● Stated goal
In the listing below, how many lines contain the word "this"? Please respond with the number only.

============

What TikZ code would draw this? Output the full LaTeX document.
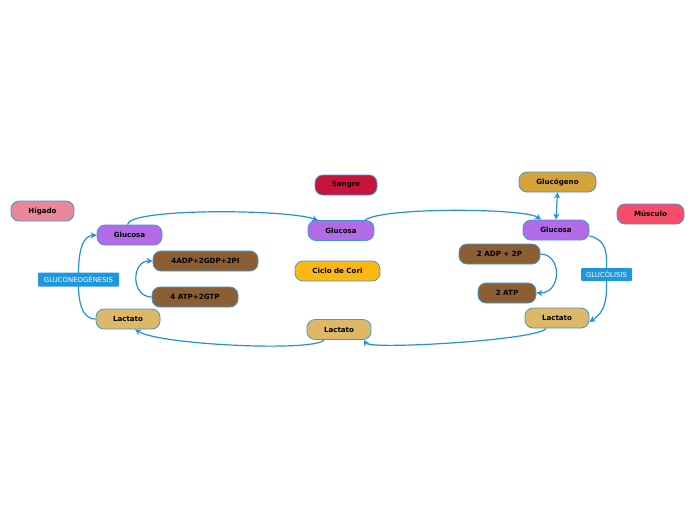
\documentclass[tikz,border=0pt]{standalone}
\usepackage{fontspec}
\setmainfont{DejaVu Sans}
\usetikzlibrary{arrows.meta,backgrounds}
\definecolor{cPurple}{HTML}{B36AE6}
\definecolor{cBrown}{HTML}{8B5E34}
\definecolor{cLact}{HTML}{DDB866}
\definecolor{cCori}{HTML}{FDB714}
\definecolor{cSangre}{HTML}{C8143A}
\definecolor{cHigado}{HTML}{E8889A}
\definecolor{cGlucog}{HTML}{D4A33A}
\definecolor{cMusc}{HTML}{F54D6A}
\definecolor{cLine}{HTML}{2390DB}
\definecolor{cBorder}{HTML}{3C9AD8}
\definecolor{cLbl}{HTML}{1E96E0}
\begin{document}
\begin{tikzpicture}[x=1pt,y=-1pt,
  box/.style={draw=cBorder,line width=0.8pt,rounded corners=8pt,minimum height=20pt,
    inner sep=0pt,font=\fontsize{7.1}{8}\selectfont\bfseries,text=black},
  lbl/.style={fill=cLbl,text=white,rounded corners=1pt,inner sep=0pt,minimum height=14pt,
    font=\fontsize{6.9}{8}\selectfont},
  conn/.style={draw=cLine,line width=1.2pt},
  tip/.style={-{Stealth[length=6pt,width=6pt]}}]
\useasboundingbox (0,0) rectangle (696,520);
% nodes
\node[box,fill=cHigado,minimum width=63pt] (hig) at (42.5,211) {Hígado};
\node[box,fill=cSangre,minimum width=62pt] (san) at (346,185) {Sangre};
\node[box,fill=cGlucog,minimum width=77pt] (glg) at (557.5,182) {Glucógeno};
\node[box,fill=cMusc,minimum width=67pt] (mus) at (650.5,214) {Músculo};
\node[box,fill=cPurple,minimum width=65pt] (gL) at (129.5,235) {Glucosa};
\node[box,fill=cPurple,minimum width=66pt] (gC) at (341,230.5) {Glucosa};
\node[box,fill=cPurple,minimum width=66pt] (gR) at (556,230) {Glucosa};
\node[box,fill=cBrown,minimum width=105pt] (adp4) at (205.5,261) {4ADP+2GDP+2PI};
\node[box,fill=cBrown,minimum width=86pt] (atp4) at (195,297) {4 ATP+2GTP};
\node[box,fill=cCori,minimum width=85pt] (cori) at (337.5,271) {Ciclo de Cori};
\node[box,fill=cBrown,minimum width=81pt] (adp2) at (499.5,254) {2 ADP + 2P};
\node[box,fill=cBrown,minimum width=58pt] (atp2) at (507,293) {2 ATP};
\node[box,fill=cLact,minimum width=64pt] (lL) at (128,319) {Lactato};
\node[box,fill=cLact,minimum width=64pt] (lC) at (339,329.5) {Lactato};
\node[box,fill=cLact,minimum width=64pt] (lR) at (557,318) {Lactato};
\node[lbl,minimum width=81pt] (gneo) at (78.5,279.5) {GLUCONEOGÉNESIS};
\node[lbl,minimum width=51pt,minimum height=13pt] (glic) at (606.5,274.5) {GLUCÓLISIS};
% connectors
\begin{scope}[on background layer]
\draw[conn,tip] ([xshift=-2pt]gL.north) .. controls (128,208) and (285,209) .. ([xshift=-23pt]gC.north);
\draw[conn,tip] ([xshift=24pt]gC.north) .. controls (382,207) and (525,208) .. ([xshift=-15pt]gR.north);
\draw[conn,{Stealth[length=6pt,width=6pt]}-{Stealth[length=6pt,width=6pt]}] (glg.south) -- (gR.north);
\draw[conn,tip] ([yshift=-6pt]gR.east) .. controls (607,240) and (607,252) .. (glic.center)
   .. controls (607,300) and (606,311) .. ([yshift=-4pt]lR.east);
\draw[conn,tip] (adp2.east) .. controls (562,254) and (562,293) .. (atp2.east);
\draw[conn,tip] (atp4.west) .. controls (131,297) and (131,261) .. (adp4.west);
\draw[conn,tip] (lL.west) .. controls (81,319) and (78,300) .. (gneo.center)
   .. controls (78,252) and (82,236) .. (gL.west);
\draw[conn,tip] ([xshift=-11pt]lR.south) .. controls (540,340) and (370,350) .. ([xshift=25pt]lC.south);
\draw[conn,tip] ([xshift=-15pt]lC.south) .. controls (315,352) and (160,345) .. ([xshift=7pt]lL.south);
\end{scope}
\end{tikzpicture}
\end{document}
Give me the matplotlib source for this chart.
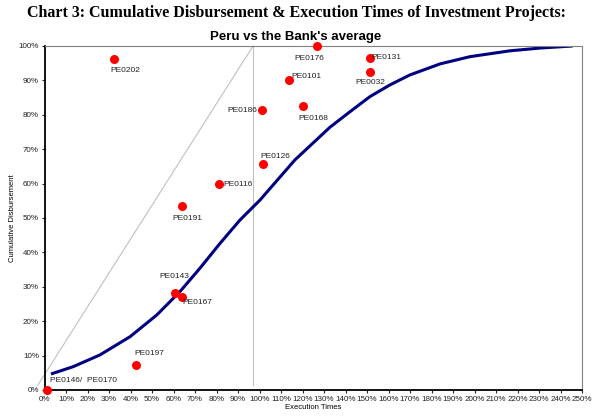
import numpy as np
import matplotlib
matplotlib.use('Agg')
import matplotlib.pyplot as plt
from matplotlib.ticker import FuncFormatter, MultipleLocator

# 项目数据 (执行时间 %, 累计支付 %)
projects = ['PE0202', 'PE0176', 'PE0131', 'PE0032', 'PE0101', 'PE0186', 'PE0168',
            'PE0126', 'PE0116', 'PE0191', 'PE0143', 'PE0167', 'PE0197', 'PE0146/  PE0170']
exec_time = [32.5, 126.6, 151.4, 151.4, 113.9, 101.2, 120.1,
             101.5, 81.0, 64.0, 60.6, 64.1, 42.6, 1.0]
disbursed = [96.1, 100.0, 96.6, 92.5, 90.1, 81.4, 82.6,
             65.7, 59.8, 53.4, 28.2, 27.0, 7.4, 0.0]

# 银行平均曲线
avg_x = [3.0, 13.4, 25.8, 39.8, 52.2, 63.0, 72.3, 81.6, 90.9, 100.2,
         116.5, 132.8, 142.1, 151.4, 160.7, 170.0, 184.0, 197.9, 216.5, 230.5, 245.7]
avg_y = [4.65, 6.8, 10.2, 15.5, 21.8, 28.6, 35.4, 42.6, 49.4, 55.2,
         66.9, 76.4, 80.9, 85.3, 88.7, 91.6, 94.8, 96.9, 98.6, 99.4, 100.0]

# 参考线
diag_x = [-3.0, 97.0]
diag_y = [1.5, 100.0]
vert_x = [97.0, 97.0]
vert_y = [1.5, 100.0]

# 标签偏移 (像素, 相对于点)
label_off = {
    'PE0202': (11, -11), 'PE0176': (-7, -12), 'PE0131': (16, 0), 'PE0032': (0, -11),
    'PE0101': (17, 4), 'PE0186': (-20, -1), 'PE0168': (11, -13), 'PE0126': (13, 7),
    'PE0116': (19, 0), 'PE0191': (5, -12), 'PE0143': (0, 16), 'PE0167': (15, -5),
    'PE0197': (13, 11), 'PE0146/  PE0170': (37, 9),
}

plt.rcParams['font.family'] = ['Liberation Sans', 'DejaVu Sans']

fig = plt.figure(figsize=(5.92, 4.17), dpi=100)
ax = fig.add_axes([44.5 / 592, 1 - 390 / 417, (582 - 44.5) / 592, (390 - 46) / 417])

ax.plot(diag_x, diag_y, color='#c0c0c0', lw=0.8, clip_on=False, zorder=1)
ax.plot(vert_x, vert_y, color='#c0c0c0', lw=0.8, zorder=1)
ax.plot(avg_x, avg_y, color='#000080', lw=2.2, solid_capstyle='butt', solid_joinstyle='round', zorder=2)
ax.scatter(exec_time, disbursed, s=42, color='#ff0000', zorder=3, clip_on=False, linewidths=0)

for name, x, y in zip(projects, exec_time, disbursed):
    dx, dy = label_off[name]
    ax.annotate(name, (x, y), xytext=(dx * 0.72, dy * 0.72), textcoords='offset points',
                ha='center', va='center', fontsize=6, color='#222222')

ax.set_xlim(0, 250)
ax.set_ylim(0, 100)
ax.xaxis.set_major_locator(MultipleLocator(10))
ax.yaxis.set_major_locator(MultipleLocator(10))
pct = FuncFormatter(lambda v, p: f'{v:.0f}%')
ax.xaxis.set_major_formatter(pct)
ax.yaxis.set_major_formatter(pct)
ax.tick_params(labelsize=5.8, length=2.5, width=0.8, pad=1.5, colors='#222222')

for s in ['left', 'bottom']:
    ax.spines[s].set_color('#000000')
    ax.spines[s].set_linewidth(1.3)
for s in ['top', 'right']:
    ax.spines[s].set_color('#808080')
    ax.spines[s].set_linewidth(0.8)

ax.set_xlabel('Execution Times', fontsize=5.5, labelpad=1)
ax.set_ylabel('Cumulative Disbursement', fontsize=5.5, labelpad=2)

fig.text(0.5, 1 - 13 / 417, 'Chart 3: Cumulative Disbursement & Execution Times of Investment Projects:',
         ha='center', va='center', fontsize=11.5, fontweight='bold', family='Liberation Serif')
fig.text(0.5, 1 - 37 / 417, "Peru vs the Bank's average",
         ha='center', va='center', fontsize=9.5, fontweight='bold')

fig.savefig('out.png', dpi=100)
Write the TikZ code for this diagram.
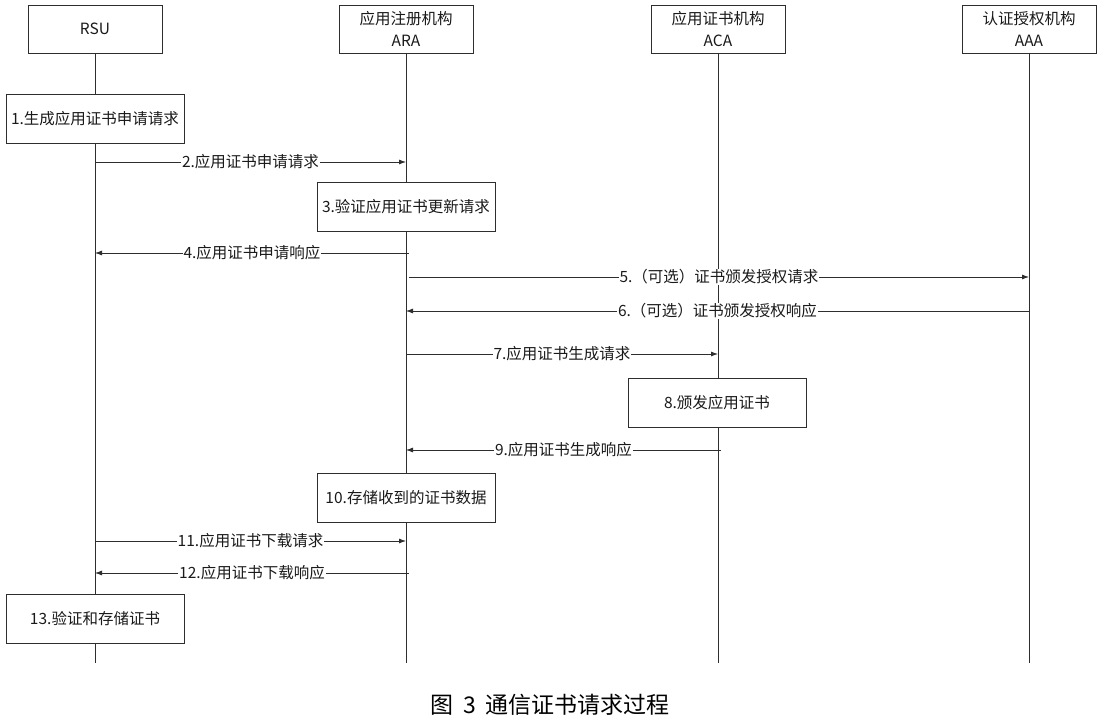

============

● Finished exercise
3